Analysis of a MYB transcription factor induced by cadmium and modulated by calcium

Cadmium (Cd) is a highly toxic pollutant to all organisms due to its solubility in water, which determines a rapid distribution in the ecosystem. Uptake of this heavy metal by crop plants is the main entry pathway into the food chain. To identify the genetic and physiological mechanisms of plant that are able to prevent its absorption or translocation is needed to prevent Cd entering the food chain.
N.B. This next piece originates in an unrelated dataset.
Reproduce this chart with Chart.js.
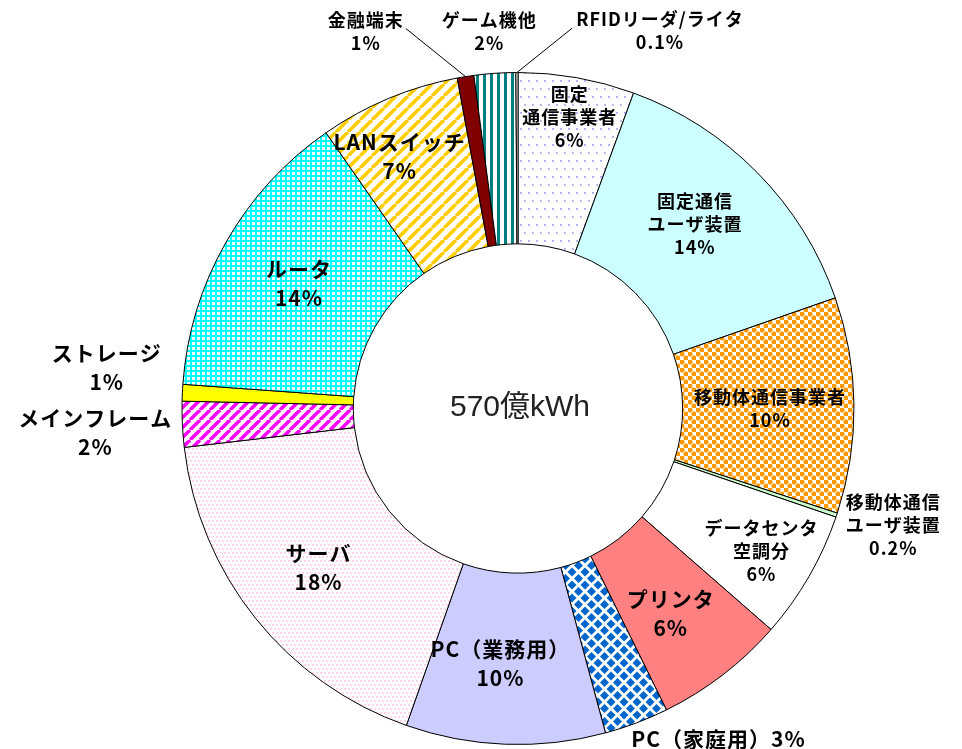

Likewise, understanding the mechanism of Cd accumulation in the vegetative parts of hyperaccumulator plants is crucial to the promising approach of using plants as ecological remediation of Cd polluted environments. In this respect, a differential screening analysis was performed to identify genes modulated by Cadmium (Cd) treatment in Brassica juncea. Among them a gene induced after two hours of Cd exposure was selected for additional studies. Sequence analysis revealed that this gene is orthologous to an Arabidopsis thaliana MYB transcription factor. Therefore, further analyses were carried out in this species. Real Time PCR confirmed the induction by Cd of this gene in A. thaliana. Knock-out myb mutant was more tolerant to Cd in seed germination compared to wild-type, and showed different distribution of this heavy metal, in shoot and root. In addition, myb mutant presented a reduced leaf area and smaller protoplast size than wild-type. Comparative microarray analysis between wild-type and myb mutant revealed the upregulation of genes involved in Cd response and in calcium (Ca) homeostasis and signaling. Among them the transcription of the antiporter CAX1 (calcium exchanger 1) was higher in myb mutant compared to wild-type. Since CAX1 co-segregates with Cd tolerance in the metal hyperaccumulator A. halleri (Baliardini et al., Plant Physiol. 2015), further investigation on the role of this MYB transcription factor in this species will be presented.